Advocates say they were blindsided by Bowser’s announcement, and they fear that if the money for the renovation is used for other purposes, they won’t ever get it back.

“Fort Dupont Ice Arena, beyond the community programs that we do, is the only indoor [ice] facility in the District of Columbia. So we serve all of D.C.,” said John Cotten, a member of Friends of Fort Dupont Ice Arena’s board and the director of the National Capital Hockey Tournament.

“What you’re taking away from that Ward 7 community is an economic driver. If I live in Friendship Heights and I’m bringing my kid over here to Fort Dupont to skate at the rink, you take away the rink, what reason do I have to come from Friendship Heights to Ward 7?” he added.

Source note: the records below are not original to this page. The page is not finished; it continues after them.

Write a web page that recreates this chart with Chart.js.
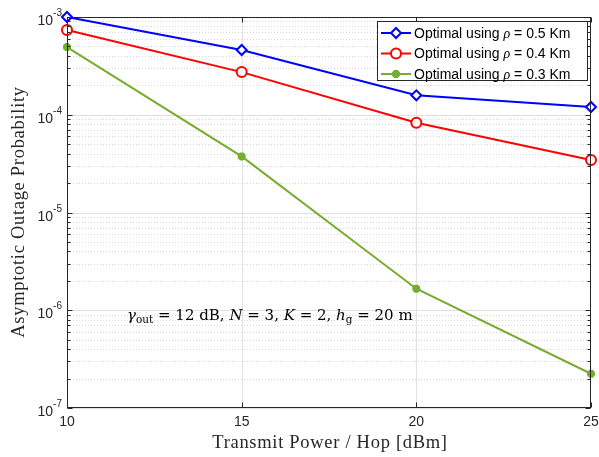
<!DOCTYPE html>
<html><head><meta charset="utf-8">
<script src="https://cdn.jsdelivr.net/npm/chart.js@4"></script>
<style>html,body{margin:0;padding:0;background:#fff;}canvas{display:block;}</style>
</head><body>
<canvas id="c" width="599" height="457"></canvas>
<script>
const powers = [10, 15, 20, 25];
const xTicks = [10, 15, 20, 25];
const rho05 = [1.0e-3, 4.6e-4, 1.58e-4, 1.2e-4];
const rho04 = [7.35e-4, 2.73e-4, 8.3e-5, 3.45e-5];
const rho03 = [4.92e-4, 3.75e-5, 1.66e-6, 2.24e-7];
const yExponents = [-7, -6, -5, -4, -3];
const seriesLabels = ['0.5', '0.4', '0.3'];

const AX = '#262626';
const SANS = '"Liberation Sans", Arial, sans-serif';
const SERIF = '"DejaVu Serif", "Liberation Serif", serif';
const SERIF2 = '"Liberation Serif", "DejaVu Serif", serif';

function pts(v){ return powers.map((p,i)=>({x:p, y:v[i]})); }

const custom = {
  id: 'custom',
  beforeDatasetsDraw(chart){
    const {ctx, chartArea:a, scales:{x, y}} = chart;
    ctx.save();
    ctx.strokeStyle = '#e3e3e3'; ctx.lineWidth = 1; ctx.setLineDash([]);
    xTicks.forEach(t=>{
      if (t === xTicks[0] || t === xTicks[xTicks.length-1]) return;
      const px = Math.round(x.getPixelForValue(t)) + 0.5;
      ctx.beginPath(); ctx.moveTo(px, a.top); ctx.lineTo(px, a.bottom); ctx.stroke();
    });
    for (let e = yExponents[0]; e <= yExponents[yExponents.length-1]; e++){
      for (let m = 1; m <= 9; m++){
        const v = m * Math.pow(10, e);
        if (e === yExponents[yExponents.length-1] && m > 1) break;
        const py = Math.round(y.getPixelForValue(v)) + 0.5;
        if (m === 1){ ctx.strokeStyle = '#e0e0e0'; ctx.setLineDash([]); }
        else { ctx.strokeStyle = '#d6d6d6'; ctx.setLineDash([1, 2]); }
        ctx.beginPath(); ctx.moveTo(a.left, py); ctx.lineTo(a.right, py); ctx.stroke();
      }
    }
    ctx.restore();
  },
  afterDatasetsDraw(chart){
    const {ctx, chartArea:a, scales:{x, y}} = chart;
    ctx.save();
    ctx.setLineDash([]);
    ctx.strokeStyle = AX; ctx.lineWidth = 1;
    const L = Math.round(a.left)+0.5, R = Math.round(a.right)-0.5, T = Math.round(a.top)+0.5, B = Math.round(a.bottom)-0.5;
    ctx.strokeRect(L, T, R-L, B-T);
    for (let e = yExponents[0]; e <= yExponents[yExponents.length-1]; e++){
      for (let m = 1; m <= 9; m++){
        if (e === yExponents[yExponents.length-1] && m > 1) break;
        const v = m * Math.pow(10, e);
        const py = Math.round(y.getPixelForValue(v)) + 0.5;
        const len = m === 1 ? 5 : 3;
        ctx.beginPath();
        ctx.moveTo(L, py); ctx.lineTo(L+len, py);
        ctx.moveTo(R, py); ctx.lineTo(R-len, py);
        ctx.stroke();
      }
    }
    xTicks.forEach(t=>{
      const px = Math.round(x.getPixelForValue(t)) + 0.5;
      ctx.beginPath();
      ctx.moveTo(px, B); ctx.lineTo(px, B-5);
      ctx.moveTo(px, T); ctx.lineTo(px, T+5);
      ctx.stroke();
    });
    ctx.fillStyle = AX;
    ctx.font = '14px ' + SANS;
    ctx.textAlign = 'center'; ctx.textBaseline = 'top';
    xTicks.forEach(t=>{ ctx.fillText(String(t), x.getPixelForValue(t), a.bottom + 7); });
    yExponents.forEach(e=>{
      const py = y.getPixelForValue(Math.pow(10, e));
      const exp = String(e);
      ctx.font = '10px ' + SANS;
      const ew = ctx.measureText(exp).width;
      const right = a.left - 5;
      ctx.textAlign = 'left'; ctx.textBaseline = 'alphabetic';
      ctx.fillText(exp, right - ew, py - 1);
      ctx.font = '14px ' + SANS;
      ctx.textAlign = 'right';
      ctx.fillText('10', right - ew, py + 8);
    });
    // axis titles
    ctx.font = '18.5px ' + SERIF2;
    ctx.letterSpacing = '0.7px';
    ctx.textAlign = 'center'; ctx.textBaseline = 'alphabetic';
    ctx.fillStyle = '#262626';
    ctx.fillText('Transmit Power / Hop [dBm]', 330, 448);
    ctx.save();
    ctx.translate(24, 212);
    ctx.rotate(-Math.PI/2);
    ctx.fillText('Asymptotic Outage Probability', 0, 0);
    ctx.restore();
    ctx.letterSpacing = '0px';

    // annotation
    const fs = 15;
    const parts = [
      ['γ', 'italic ' + fs + 'px ' + SERIF, 0],
      ['out', (fs*0.7) + 'px ' + SERIF, 3],
      [' = 12 dB, ', fs + 'px ' + SERIF, 0],
      ['N', 'italic ' + fs + 'px ' + SERIF, 0],
      [' = 3, ', fs + 'px ' + SERIF, 0],
      ['K', 'italic ' + fs + 'px ' + SERIF, 0],
      [' = 2, ', fs + 'px ' + SERIF, 0],
      ['h', 'italic ' + fs + 'px ' + SERIF, 0],
      ['g', (fs*0.7) + 'px ' + SERIF, 3],
      [' = 20 m', fs + 'px ' + SERIF, 0]
    ];
    let ax = 127; const ay = 320;
    ctx.textAlign = 'left'; ctx.fillStyle = '#000';
    parts.forEach(([s, f, dy])=>{
      ctx.font = f; ctx.fillText(s, ax, ay + dy); ax += ctx.measureText(s).width;
    });

    // legend
    const lx = 377.5, ly = 21.5, lw = 210, lh = 59;
    ctx.fillStyle = '#fff';
    ctx.fillRect(lx, ly, lw, lh);
    ctx.strokeStyle = AX; ctx.lineWidth = 1;
    ctx.strokeRect(lx, ly, lw, lh);
    chart.data.datasets.forEach((ds, i)=>{
      const cy = 33 + i*20.5;
      ctx.strokeStyle = ds.borderColor; ctx.lineWidth = 2;
      ctx.beginPath(); ctx.moveTo(381, cy); ctx.lineTo(411, cy); ctx.stroke();
      ctx.fillStyle = ds.backgroundColor;
      ctx.strokeStyle = ds.borderColor;
      ctx.lineWidth = ds.pointBorderWidth;
      Chart.helpers.drawPoint(ctx, {
        pointStyle: ds.pointStyle, rotation: 0, radius: ds.pointRadius,
        borderWidth: ds.pointBorderWidth
      }, 396, cy);
      ctx.fillStyle = '#000';
      ctx.textBaseline = 'middle';
      let tx = 414;
      const segs = [['Optimal using ', '14px ' + SANS], ['ρ', 'italic 14px ' + SERIF2], [' = ' + seriesLabels[i] + ' Km', '14px ' + SANS]];
      segs.forEach(([s, f])=>{ ctx.font = f; ctx.fillText(s, tx, cy+1); tx += ctx.measureText(s).width; });
    });
    ctx.restore();
  }
};

const colors = ['#0000ff', '#ff0000', '#77ac30'];
const chart = new Chart(document.getElementById('c'), {
  type: 'line',
  data: {
    datasets: [
      { label: 'rho05', data: pts(rho05), borderColor: colors[0], backgroundColor: '#ffffff', pointBackgroundColor: '#ffffff', pointStyle: 'rectRot', pointRadius: 5, pointBorderWidth: 2, borderWidth: 2, clip: false },
      { label: 'rho04', data: pts(rho04), borderColor: colors[1], backgroundColor: '#ffffff', pointBackgroundColor: '#ffffff', pointStyle: 'circle', pointRadius: 5, pointBorderWidth: 2, borderWidth: 2, clip: false },
      { label: 'rho03', data: pts(rho03), borderColor: colors[2], backgroundColor: colors[2], pointBackgroundColor: colors[2], pointStyle: 'star', pointRadius: 4, pointBorderWidth: 3, borderWidth: 2, clip: false }
    ]
  },
  options: {
    responsive: false, animation: false,
    layout: { padding: { top: 17, right: 8, left: 0, bottom: 0 } },
    plugins: { legend: { display: false }, tooltip: { enabled: false } },
    elements: { line: { tension: 0 } },
    scales: {
      x: { type: 'linear', min: 10, max: 25, ticks: { display: false, stepSize: 5 }, grid: { display: false }, border: { display: false },
           afterFit(s){ s.height = 49; } },
      y: { type: 'logarithmic', min: 1e-7, max: 1e-3, ticks: { display: false }, grid: { display: false }, border: { display: false },
           afterFit(s){ s.width = 67; } }
    }
  },
  plugins: [custom]
});
</script>
</body></html>
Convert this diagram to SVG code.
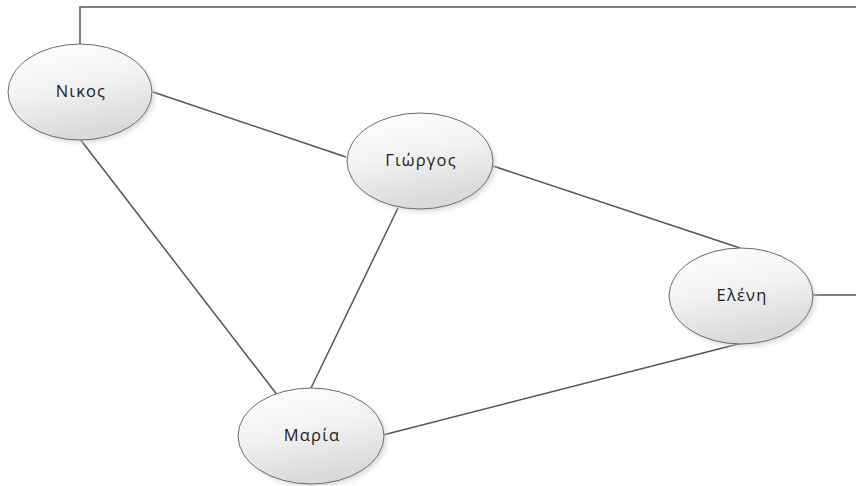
<svg xmlns="http://www.w3.org/2000/svg" width="856" height="486" viewBox="0 0 856 486">
<defs>
<linearGradient id="g" x1="0" y1="0" x2="0.3" y2="1">
<stop offset="0" stop-color="#ffffff"/>
<stop offset="0.5" stop-color="#f3f3f3"/>
<stop offset="1" stop-color="#dadada"/>
</linearGradient>
<filter id="sh" x="-20%" y="-20%" width="150%" height="150%">
<feGaussianBlur stdDeviation="2"/>
</filter>
</defs>
<style>
.e{fill:url(#g);stroke:#6b6b6b;stroke-width:1}
.s{fill:#c8c8c8;opacity:0.6;filter:url(#sh)}
.t{font-family:"Open Sans","Noto Sans",sans-serif;font-size:16.5px;letter-spacing:1.2px;fill:#222;text-anchor:middle}
.c{fill:none;stroke:#555;stroke-width:1.5}
</style>
<rect width="856" height="486" fill="#fff"/>
<g id="connectors">
<polyline class="c" points="80,44 80,7 856,7"/>
<line class="c" x1="153" y1="92" x2="346" y2="157"/>
<line class="c" x1="80" y1="139" x2="278" y2="396"/>
<line class="c" x1="398" y1="208" x2="311" y2="388"/>
<line class="c" x1="493" y1="166" x2="740" y2="248"/>
<line class="c" x1="383" y1="435" x2="742" y2="343"/>
<line class="c" x1="813" y1="295" x2="856" y2="295"/>
</g>
<g id="nikos">
<ellipse class="s" cx="83" cy="95" rx="72" ry="48"/>
<ellipse class="e" cx="80" cy="92" rx="72" ry="48"/>
<text class="t" x="81" y="97">Νικος</text>
</g>
<g id="giorgos">
<ellipse class="s" cx="423" cy="164" rx="73" ry="48"/>
<ellipse class="e" cx="420" cy="161" rx="73" ry="48"/>
<text class="t" x="421" y="166">Γιώργος</text>
</g>
<g id="eleni">
<ellipse class="s" cx="744" cy="299" rx="72" ry="48"/>
<ellipse class="e" cx="741" cy="296" rx="72" ry="48"/>
<text class="t" x="742" y="301">Ελένη</text>
</g>
<g id="maria">
<ellipse class="s" cx="314" cy="439" rx="73" ry="48"/>
<ellipse class="e" cx="311" cy="436" rx="73" ry="48"/>
<text class="t" x="312" y="441">Μαρία</text>
</g>
</svg>
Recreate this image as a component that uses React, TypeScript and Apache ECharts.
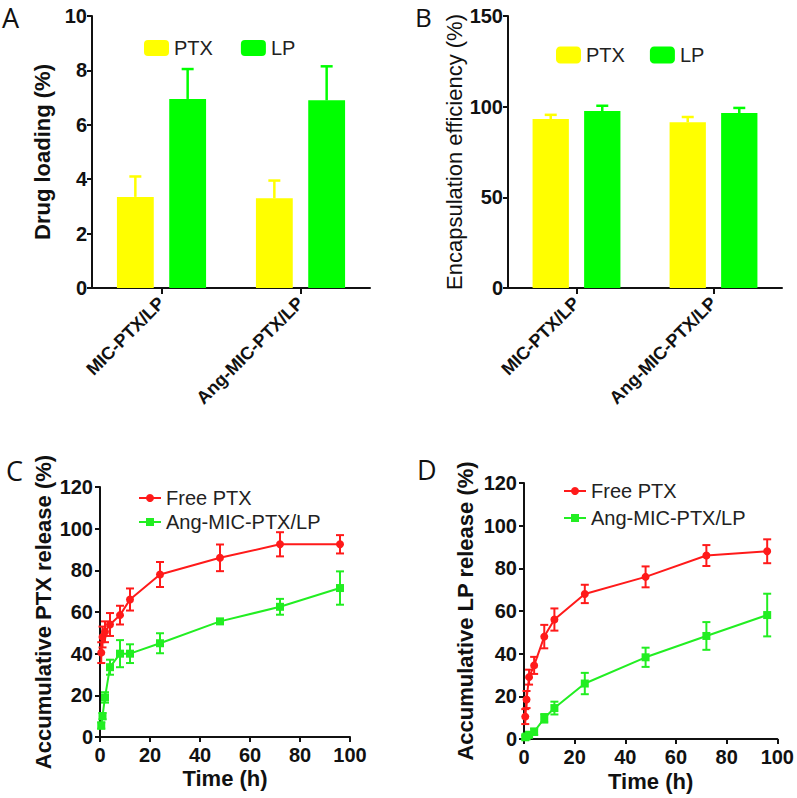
import React, { useEffect, useRef } from "react";
import * as echarts from "echarts";

const categories = ["MIC-PTX/LP", "Ang-MIC-PTX/LP"];
const loadingPTX = [3.35, 3.3];
const loadingPTXErr = [0.75, 0.65];
const loadingLP = [6.95, 6.9];
const loadingLPErr = [1.1, 1.25];
const eePTX = [93.2, 91.4];
const eePTXErr = [2.3, 2.9];
const eeLP = [97.6, 96.5];
const eeLPErr = [2.9, 2.8];

const timePoints = [0.5, 1, 2, 4, 8, 12, 24, 48, 72, 96];
const cFree = [40.5, 48, 50.5, 54, 58.5, 66, 78, 86, 92.5, 92.5];
const cFreeErr = [5, 5, 5, 5.5, 4.5, 5.3, 6, 6.4, 5.8, 4.4];
const cAng = [5.5, 10, 19, 33.5, 40, 40, 45, 55.5, 62.5, 71.5];
const cAngErr = [1.5, 1.5, 2.5, 3.6, 6.5, 4.5, 4.8, 1, 3.8, 8];
const dFree = [10.5, 18.5, 29, 34.5, 48, 56, 68, 76, 86, 88];
const dFreeErr = [3.5, 4, 3.5, 4, 5.5, 5.2, 4.3, 4.9, 4.9, 5.6];
const dAng = [0.8, 1.2, 2, 3.4, 9.7, 14.5, 26, 38.3, 48.3, 58.1];
const dAngErr = [0.8, 1, 1.2, 1.5, 2, 3, 5, 4.5, 6.5, 10];

const YELLOW = "#ffff00";
const GREEN = "#00ff00";
const RED = "#ff1a1a";
const LGREEN = "#22ee22";
const FONT = '"Liberation Sans", Arial, sans-serif';
const LETTER_FONT = '"Open Sans", sans-serif';

function barErr(sign: number, color: string) {
  return (params: any, api: any) => {
    const i = api.value(0);
    const m = api.value(1);
    const u = api.value(2);
    const band = api.size([1, 0])[0];
    const bw = band * 0.265;
    const off = (sign * (bw * 1.42)) / 2;
    const p0 = api.coord([i, m]);
    const p1 = api.coord([i, u]);
    const x = p0[0] + off;
    return {
      type: "group",
      children: [
        { type: "line", shape: { x1: x, y1: p0[1], x2: x, y2: p1[1] }, style: { stroke: color, lineWidth: 2.5 } },
        { type: "line", shape: { x1: x - 6, y1: p1[1], x2: x + 6, y2: p1[1] }, style: { stroke: color, lineWidth: 2.5 } },
      ],
    };
  };
}

function lineErr(color: string) {
  return (params: any, api: any) => {
    const x = api.value(0);
    const lo = api.value(1);
    const hi = api.value(2);
    const p0 = api.coord([x, lo]);
    const p1 = api.coord([x, hi]);
    return {
      type: "group",
      children: [
        { type: "line", shape: { x1: p0[0], y1: p0[1], x2: p1[0], y2: p1[1] }, style: { stroke: color, lineWidth: 2 } },
        { type: "line", shape: { x1: p0[0] - 4, y1: p0[1], x2: p0[0] + 4, y2: p0[1] }, style: { stroke: color, lineWidth: 2 } },
        { type: "line", shape: { x1: p1[0] - 4, y1: p1[1], x2: p1[0] + 4, y2: p1[1] }, style: { stroke: color, lineWidth: 2 } },
      ],
    };
  };
}

const axisLine = { show: true, lineStyle: { color: "#111", width: 2 } };
const axisTick = { show: true, length: 5, lineStyle: { color: "#111", width: 2 } };

export default function App() {
  const ref = useRef<HTMLDivElement>(null);
  useEffect(() => {
    if (!ref.current) return;
    const chart = echarts.init(ref.current, null, { renderer: "svg" });
    const barCatAxis = (gridIndex: number) => ({
      type: "category",
      gridIndex,
      data: categories,
      axisLine,
      axisTick: { ...axisTick, alignWithLabel: true, length: 6 },
      axisLabel: { rotate: 45, fontSize: 18, fontWeight: "bold", color: "#111", fontFamily: FONT, margin: 12 },
    });
    const timeAxis = (gridIndex: number) => ({
      type: "value",
      gridIndex,
      min: 0,
      max: 100,
      interval: 20,
      name: "Time (h)",
      nameLocation: "middle",
      nameGap: 30,
      nameTextStyle: { fontSize: 22, fontWeight: "bold", color: "#111", fontFamily: FONT },
      axisLine,
      axisTick,
      splitLine: { show: false },
      axisLabel: { fontSize: 20, fontWeight: "bold", color: "#111", fontFamily: FONT, margin: 8 },
    });
    const option: any = {
      animation: false,
      backgroundColor: "#fff",
      grid: [
        { left: 92, top: 16, width: 278, height: 272 },
        { left: 508, top: 16, width: 274, height: 272 },
        { left: 100, top: 487, width: 250, height: 250 },
        { left: 524, top: 483, width: 255, height: 256 },
      ],
      legend: [
        {
          data: ["PTX", "LP"], left: 139, top: 33, itemWidth: 25, itemHeight: 16, itemGap: 28,
          textStyle: { fontSize: 20, color: "#222", fontFamily: FONT }, selectedMode: false,
        },
        {
          data: ["PTX", "LP"], left: 551, top: 40, itemWidth: 25, itemHeight: 17, itemGap: 25,
          textStyle: { fontSize: 20, color: "#222", fontFamily: FONT }, selectedMode: false,
        },
        {
          data: ["Free PTX", "Ang-MIC-PTX/LP"], left: 133, top: 483, orient: "vertical", itemWidth: 22, itemHeight: 10, itemGap: 4,
          textStyle: { fontSize: 20, color: "#222", fontFamily: FONT }, selectedMode: false,
        },
        {
          data: ["Free PTX", "Ang-MIC-PTX/LP"], left: 558, top: 476, orient: "vertical", itemWidth: 22, itemHeight: 10, itemGap: 7,
          textStyle: { fontSize: 20, color: "#222", fontFamily: FONT }, selectedMode: false,
        },
      ],
      xAxis: [barCatAxis(0), barCatAxis(1), timeAxis(2), { ...timeAxis(3), nameGap: 31 }],
      yAxis: [
        {
          type: "value", gridIndex: 0, min: 0, max: 10, interval: 2,
          name: "Drug loading (%)", nameLocation: "middle", nameGap: 39,
          nameTextStyle: { fontSize: 22, fontWeight: "bold", color: "#111", fontFamily: FONT },
          axisLine, axisTick, splitLine: { show: false },
          axisLabel: { fontSize: 20, fontWeight: "bold", color: "#111", fontFamily: FONT, margin: 5 },
        },
        {
          type: "value", gridIndex: 1, min: 0, max: 150, interval: 50,
          name: "Encapsulation efficiency (%)", nameLocation: "middle", nameGap: 42,
          nameTextStyle: { fontSize: 22, color: "#111", fontFamily: FONT },
          axisLine, axisTick, splitLine: { show: false },
          axisLabel: { fontSize: 20, fontWeight: "bold", color: "#111", fontFamily: FONT, margin: 5 },
        },
        {
          type: "value", gridIndex: 2, min: 0, max: 120, interval: 20,
          name: "Accumulative PTX release (%)", nameLocation: "middle", nameGap: 46,
          nameTextStyle: { fontSize: 22, fontWeight: "bold", color: "#111", fontFamily: FONT },
          axisLine, axisTick, splitLine: { show: false },
          axisLabel: { fontSize: 20, fontWeight: "bold", color: "#111", fontFamily: FONT, margin: 7 },
        },
        {
          type: "value", gridIndex: 3, min: 0, max: 120, interval: 20,
          name: "Accumulative LP release (%)", nameLocation: "middle", nameGap: 48,
          nameTextStyle: { fontSize: 22, fontWeight: "bold", color: "#111", fontFamily: FONT },
          axisLine, axisTick, splitLine: { show: false },
          axisLabel: { fontSize: 20, fontWeight: "bold", color: "#111", fontFamily: FONT, margin: 7 },
        },
      ],
      graphic: [
        { type: "text", left: 2, top: 4, style: { text: "A", fontSize: 27, fontFamily: LETTER_FONT, fill: "#111" } },
        { type: "text", left: 415, top: 4, style: { text: "B", fontSize: 26, fontFamily: LETTER_FONT, fill: "#111" } },
        { type: "text", left: 6, top: 457, style: { text: "C", fontSize: 27, fontFamily: LETTER_FONT, fill: "#111" } },
        { type: "text", left: 417, top: 456, style: { text: "D", fontSize: 27, fontFamily: LETTER_FONT, fill: "#111" } },
      ],
      series: [
        { name: "PTX", type: "bar", xAxisIndex: 0, yAxisIndex: 0, data: loadingPTX, barWidth: "26.5%", barGap: "42%", itemStyle: { color: YELLOW } },
        { name: "LP", type: "bar", xAxisIndex: 0, yAxisIndex: 0, data: loadingLP, barWidth: "26.5%", barGap: "42%", itemStyle: { color: GREEN } },
        {
          name: "PTX SD A", type: "custom", xAxisIndex: 0, yAxisIndex: 0, z: 3,
          renderItem: barErr(-1, YELLOW), data: loadingPTX.map((v, i) => [i, v, v + loadingPTXErr[i]]),
        },
        {
          name: "LP SD A", type: "custom", xAxisIndex: 0, yAxisIndex: 0, z: 3,
          renderItem: barErr(1, GREEN), data: loadingLP.map((v, i) => [i, v, v + loadingLPErr[i]]),
        },
        { name: "PTX", type: "bar", xAxisIndex: 1, yAxisIndex: 1, data: eePTX, barWidth: "26.5%", barGap: "42%", itemStyle: { color: YELLOW } },
        { name: "LP", type: "bar", xAxisIndex: 1, yAxisIndex: 1, data: eeLP, barWidth: "26.5%", barGap: "42%", itemStyle: { color: GREEN } },
        {
          name: "PTX SD B", type: "custom", xAxisIndex: 1, yAxisIndex: 1, z: 3,
          renderItem: barErr(-1, YELLOW), data: eePTX.map((v, i) => [i, v, v + eePTXErr[i]]),
        },
        {
          name: "LP SD B", type: "custom", xAxisIndex: 1, yAxisIndex: 1, z: 3,
          renderItem: barErr(1, GREEN), data: eeLP.map((v, i) => [i, v, v + eeLPErr[i]]),
        },
        {
          name: "Free PTX", type: "line", xAxisIndex: 2, yAxisIndex: 2, data: timePoints.map((t, i) => [t, cFree[i]]),
          symbol: "circle", symbolSize: 8, itemStyle: { color: RED }, lineStyle: { color: RED, width: 2 },
        },
        {
          name: "Ang-MIC-PTX/LP", type: "line", xAxisIndex: 2, yAxisIndex: 2, data: timePoints.map((t, i) => [t, cAng[i]]),
          symbol: "rect", symbolSize: 8, itemStyle: { color: LGREEN }, lineStyle: { color: LGREEN, width: 2 },
        },
        {
          name: "Free PTX SD C", type: "custom", xAxisIndex: 2, yAxisIndex: 2, z: 3, renderItem: lineErr(RED),
          data: timePoints.map((t, i) => [t, cFree[i] - cFreeErr[i], cFree[i] + cFreeErr[i]]),
        },
        {
          name: "Ang SD C", type: "custom", xAxisIndex: 2, yAxisIndex: 2, z: 3, renderItem: lineErr(LGREEN),
          data: timePoints.map((t, i) => [t, Math.max(0, cAng[i] - cAngErr[i]), cAng[i] + cAngErr[i]]),
        },
        {
          name: "Free PTX", type: "line", xAxisIndex: 3, yAxisIndex: 3, data: timePoints.map((t, i) => [t, dFree[i]]),
          symbol: "circle", symbolSize: 8, itemStyle: { color: RED }, lineStyle: { color: RED, width: 2 },
        },
        {
          name: "Ang-MIC-PTX/LP", type: "line", xAxisIndex: 3, yAxisIndex: 3, data: timePoints.map((t, i) => [t, dAng[i]]),
          symbol: "rect", symbolSize: 8, itemStyle: { color: LGREEN }, lineStyle: { color: LGREEN, width: 2 },
        },
        {
          name: "Free PTX SD D", type: "custom", xAxisIndex: 3, yAxisIndex: 3, z: 3, renderItem: lineErr(RED),
          data: timePoints.map((t, i) => [t, dFree[i] - dFreeErr[i], dFree[i] + dFreeErr[i]]),
        },
        {
          name: "Ang SD D", type: "custom", xAxisIndex: 3, yAxisIndex: 3, z: 3, renderItem: lineErr(LGREEN),
          data: timePoints.map((t, i) => [t, Math.max(0, dAng[i] - dAngErr[i]), dAng[i] + dAngErr[i]]),
        },
      ],
    };
    chart.setOption(option);
    return () => chart.dispose();
  }, []);
  return (
    <div
      ref={ref}
      style={{ position: "fixed", left: 0, top: 0, width: 797, height: 798, background: "#fff" }}
    />
  );
}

Bowser said Friday that she decided to ask for the ice arena’s modernization money because what’s currently budgeted doesn’t meet the expected costs of the project—something Cotten said was not true—and that until it does, the project wouldn’t start anyhow. She also pledged to revisit the project in next year’s capital budget.

“We all sometimes have to make tough choices, and the things we need that are ready to go have to come in place of some of the other things that we can do later,” she said.

Bowser may have a fight on her hands in the Council, however, where Ward 7 Councilmember Vincent Gray is pushing a resolution to be voted on next Tuesday to shoot down Bowser’s request for the money from the arena’s budget. When he was mayor, Gray put $15 million in the city’s capital budget for the arena, money that Bowser then removed before later reinstating.

“Certainly I support fixing schools,” Gray said. “But you can’t tell me you can’t fix the HVAC systems in our schools without sacrificing our ice arena. Once that money is gone, it’s gone.”

“It seems really hypocritical to have her celebrate a Stanley Cup, and now we’re not going to modernize the ice arena,” he added.

Christine Miller, an Advisory Neighborhood Commissioner in Ward 1, says she agrees with Bowser that immediate fixes are needed at certain public schools. At one school in her ward, temperatures in one classroom this week fell into the 40s, forcing the teacher to move students to the library.

But she also says that she hopes the money for the HVAC systems doesn’t come at the expense of the Fort Dupont Ice Arena.

“I don’t think you should take money from that ice rink. It is very important to that community,” she said. “We just have to figure out a way to do both. But we need to make repairs.”